Fifty four independent countries belong to the illustrious intergovernmental organisation known as the Commonwealth of Nations. It is not a political union, but an organisation through which member nations with diverse political, social and economic systems, treat each other as equals even though they are plainly not. Via various government agencies the member states seek to promote democracy, human rights, individual liberty, rule of law, free trade and world peace. There are 2.1 million people who are citizens of Commonwealth nations and just over half of them live in India.

Interest in the Commonwealth of Nations peaks every four years when the organisation's most visible activity occurs. The Commonwealth Games are seen as the poor relation to the Olympics, and achievements by athletes at the games are considered by many to be less noteworthy because the Games do not feature all the best athletes in the world competing. Significant absences include Europe, America and of course, the soon to be economic ruler of the globe: China. There is less competition, fewer events and less interest which leads to the cyclical debate about the relevance of the Games. This discussion was brought into sharp focus in Delhi recently due to overblown concerns about possible terrorism, and inadequate or incomplete facilities.

Personally, my only gripe with the Commonwealth games is that because Channel Ten hosted the television coverage in Australia, I missed out on two weeks of Neighbours. Otherwise, it was great, especially because Australia is plainly the ruler of the Commonwealth in relation to sport. We kicked butt in Delhi. It was Australia first in the medal tally and daylight second. There was very little equality on show at these games. It was the Masters of the Commonwealth universe crushing the feeble minions from the rest of the nations. We didn't win everything but only because we didn't compete in everything. We must have let the others win so as to not humiliate them. Although we like to win, we also show great sportsmanship: wrestlers throwing fridges out of windows, boxers mooning judges, and cyclists flipping the bird to them.

We have no competition in sport, no equal (in the mighty Commonwealth of Nations - please don't talk about the cricket), our economy is the strongest, and our political system is superior. The biggest scandal in politics is the Federal Opposition Leader claiming the Prime Minster was playing dirty because she invited him to visit our soldiers in Afghanistan with her. We champion free trade and are the epitome of flourishing democracy. If countries had middle names, Australia's would be peace.
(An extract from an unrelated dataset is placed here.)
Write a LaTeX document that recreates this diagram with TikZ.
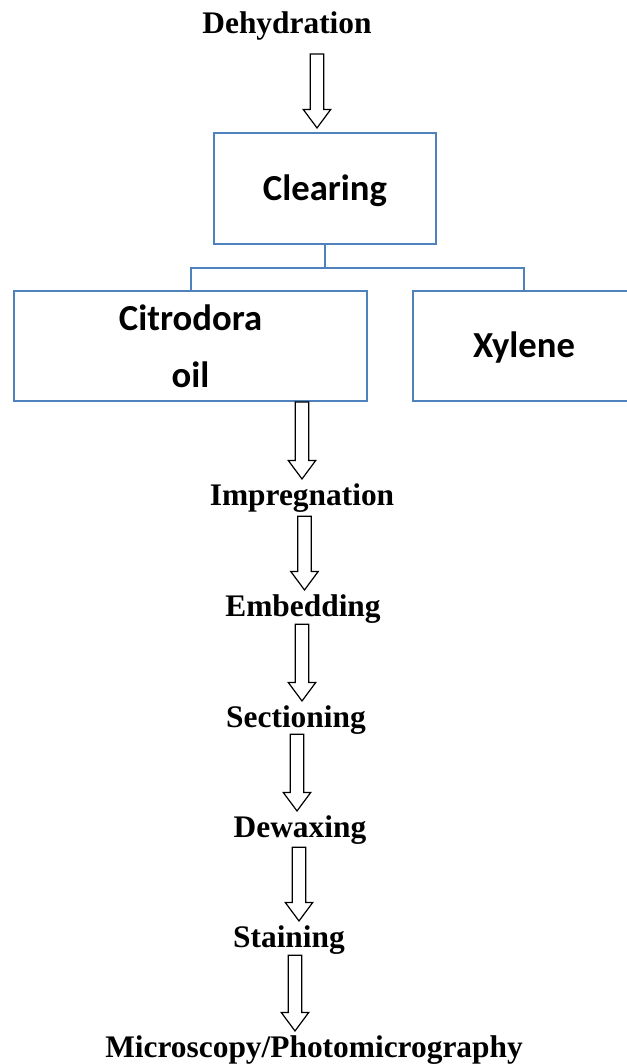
\documentclass[tikz,border=0pt]{standalone}
\usepackage{fontspec}
\usepackage{tikz}
\usetikzlibrary{calc}
\setmainfont{Liberation Serif}
\newfontfamily\calibri{Carlito}

\definecolor{boxblue}{RGB}{79,129,189}

\tikzset{
  steptext/.style={font=\bfseries\fontsize{23.55}{28}\selectfont, inner sep=0pt, anchor=base},
  stepbox/.style={draw=boxblue, line width=1.6pt, rectangle, inner sep=0pt, align=center,
    font=\calibri\bfseries\fontsize{27.5}{42.75}\selectfont},
  treeline/.style={draw=boxblue, line width=1.5pt},
  blockarrow/.style={draw=black, fill=white, line width=0.9pt, line join=miter}
}

% hollow block arrow: upper anchor, lower anchor, x shift, gap below upper anchor
\newcommand{\flowarrow}[4]{%
  \coordinate (fa-top) at ($(#1)+(#3,#4)$);
  \coordinate (fa-tip) at ($(fa-top |- #2)+(0,-4)$);
  \draw[blockarrow] ($(fa-top)+(-6.75,0)$) -- ($(fa-tip)+(-6.75,-18.5)$) -- ($(fa-tip)+(-13.75,-18.5)$)
    -- (fa-tip) -- ($(fa-tip)+(13.75,-18.5)$) -- ($(fa-tip)+(6.75,-18.5)$) -- ($(fa-top)+(6.75,0)$) -- cycle;
}

\begin{document}
\begin{tikzpicture}[x=0.75pt,y=0.75pt,yscale=-1,xscale=1]
\useasboundingbox (0,0) rectangle (626,1064);

% Text Node
\node[steptext] (dehyd) at (287,33) {Dehydration};

%Shape: Rectangle
\node[stepbox, minimum width=166.5pt, minimum height=83.25pt, text height=17.25pt, text depth=0pt] (clear) at (325,188.5) {Clearing};
%Shape: Rectangle
\node[stepbox, minimum width=264.75pt, minimum height=82.5pt] (citro) at (190.5,346) {Citrodora\\oil};
%Shape: Rectangle
\node[stepbox, minimum width=166.5pt, minimum height=82.5pt, text height=16.5pt, text depth=0pt] (xylene) at (524,346) {Xylene};

%Straight Lines
\coordinate (split) at ($(clear.south)+(0,23)$);
\draw[treeline] (clear.south) -- (split);
\draw[treeline] (citro.north) |- (split) -| (xylene.north);

% Text Node
\node[steptext] (impreg) at (302,505) {Impregnation};
% Text Node
\node[steptext] (embed) at (303,616) {Embedding};
% Text Node
\node[steptext] (section) at (296,727) {Sectioning};
% Text Node
\node[steptext] (dewax) at (300,837) {Dewaxing};
% Text Node
\node[steptext] (stain) at (289,947) {Staining};
% Text Node
\node[steptext] (micro) at (314,1057) {Microscopy/Photomicrography};

%Shape: Down Arrows
\flowarrow{dehyd.south}{clear.north}{30}{14}
\flowarrow{citro.south}{impreg.north}{111.5}{0}
\flowarrow{impreg.south}{embed.north}{2.5}{4}
\flowarrow{embed.south}{section.north}{-1}{1}
\flowarrow{section.south}{dewax.north}{1}{0}
\flowarrow{dewax.south}{stain.north}{-1}{3}
\flowarrow{stain.south}{micro.north}{6}{1}

\end{tikzpicture}
\end{document}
With all this is mind, I propose that, following the expiration of our current monarch, Queen Elizabeth (may she live long and prosper,) Australia not only become a republic but also the ruler of the Commonwealth. According to the London Declaration, the head of the Commonwealth of Nations is a symbolic position which does not have to filled by England's ruling monarch. Try this on for size then, President Kevin Rudd, Lord of the Commonwealth. (I foresee Julia Gillard remaining Prime Minister by the way, otherwise she could do the job.)

We'll see all you loser Commonwealth nations in Glasgow in 2014.Go Australia!